Tuesday, January 19

Homework #2 is due at the start of class today.

Reading assignment:  The Legendary Emperors; Verses From the Book of Poetry

Supplements: Key Names in the Classical Account of the Distant Past; Early Interpretations of the Book of Poetry

Tuesday's agenda has two items:  the Classical era story of the origins of China's patterned civilization, and a fundamental emblem of that culture:  its poetry.

I.  The first of Tuesday's readings is an account of the earliest rulers of China, rulers of enormous wisdom, morality, and power.  Towering heroes of the past, whose only defect is that they did not exist -- they are legends.  But for the people of the Classical era, they were real, and so, in our effort to adopt the perspective of the Classical age, they will be important for us.  Begin by noting the lists of names and questions.  The narrative of the legendary emperors includes a series of figures, but the emperors who will be key for us will include: 1) The Yellow Emperor, 2) Yao, 3) Shun, 4) Yu.  Each of these figures stands for important aspects of culture creation in early China; we will look closely at the stories of the first three to pinpoint just what these were.  To help keep these legendary rulers straight, a supplementary sheet of names is linked above.

I don't intend to lecture about the legendary emperors at all -- this seems to me a very straightforward reading. (I recognize it is dry -- there is no need for you to read closely details such as the genealogical lists embedded in the account: the task here is not memorization of details, but an understanding of the basic story line of traditional legend.) 

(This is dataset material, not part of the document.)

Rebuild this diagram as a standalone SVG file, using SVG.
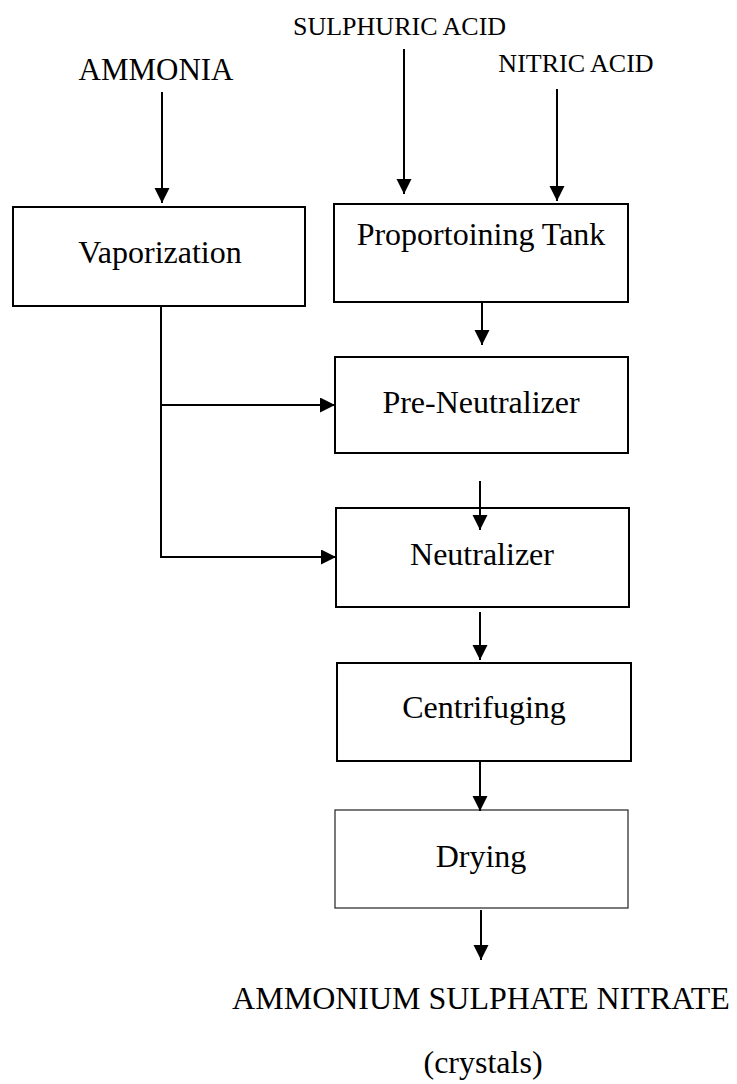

II.  The poetry of the distant past is not dry or straightforward - the challenge is reading it with an eye attentive enough to see both the picture of the past it may convey, and to understand that Classical era patricians saw quite a different picture.  Our text here is the canonical Book of Poetry, a collection that was compiled during the Western Zhou (1045-771) and early Spring and Autumn eras, probably reaching its present form by approximately 600.  We have seen, in the story of Han Qi, which supposedly recounts events of 526, that the patrician courtiers of early Classical China had not only memorized these songs, but had learned how to use them to convey subtle messages in ritually heightened settings, such as court diplomacy.  The poems were, in this way, essential elements of Classical culture.  

In this regard, the poems function on at least three levels for us:  (1) The poems, read in their original contexts, capture some facet of early Chinese social, religious, or moral life, often facets of everyday life (love, courtship, marriage, farming, war) which we know little about from other sources. (2) Each poem was taught and learned with a culturally sanctioned interpretation, known to all who recited or heard the poem.  Understanding a poem means knowing something about its canonical interpretation.  (3) Each poem was used in certain specific types of contexts -- some were performed as parts of set rituals at court, ancestral temple, or village hall; others were employed as more often for the type of discursive interplay that we see in the Han Qi tale.  

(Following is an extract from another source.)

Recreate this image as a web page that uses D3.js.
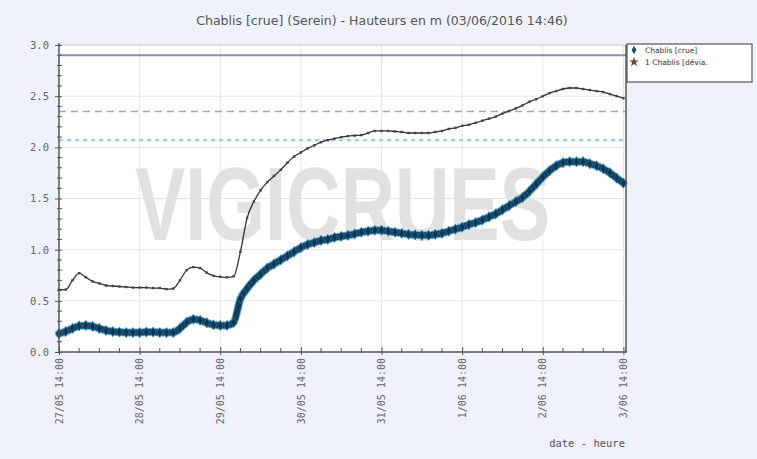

In class, we will be concerned principally with (1) and (2).  We will look at a few of the poems closely, in order to answer questions of the type posed at the end of the reading (especially #1 and #3; please also give attention to the remarks about Granet's theories on p. 4). 

We will contrast the straightforward reading of the poems that we will do with the culturally sanctioned interpretations that constrained the way these poems were read during the Classical era.  These readings, which often map the meaning of a poem against the background of the legendary history of sage rulers, gave the poems a highly politicized moral slant.  These interpretations are now preserved in "prefaces" which appear before each poem in the Book of Poetry - a sample of the prefaces is given in the supplement to the Poetry reading.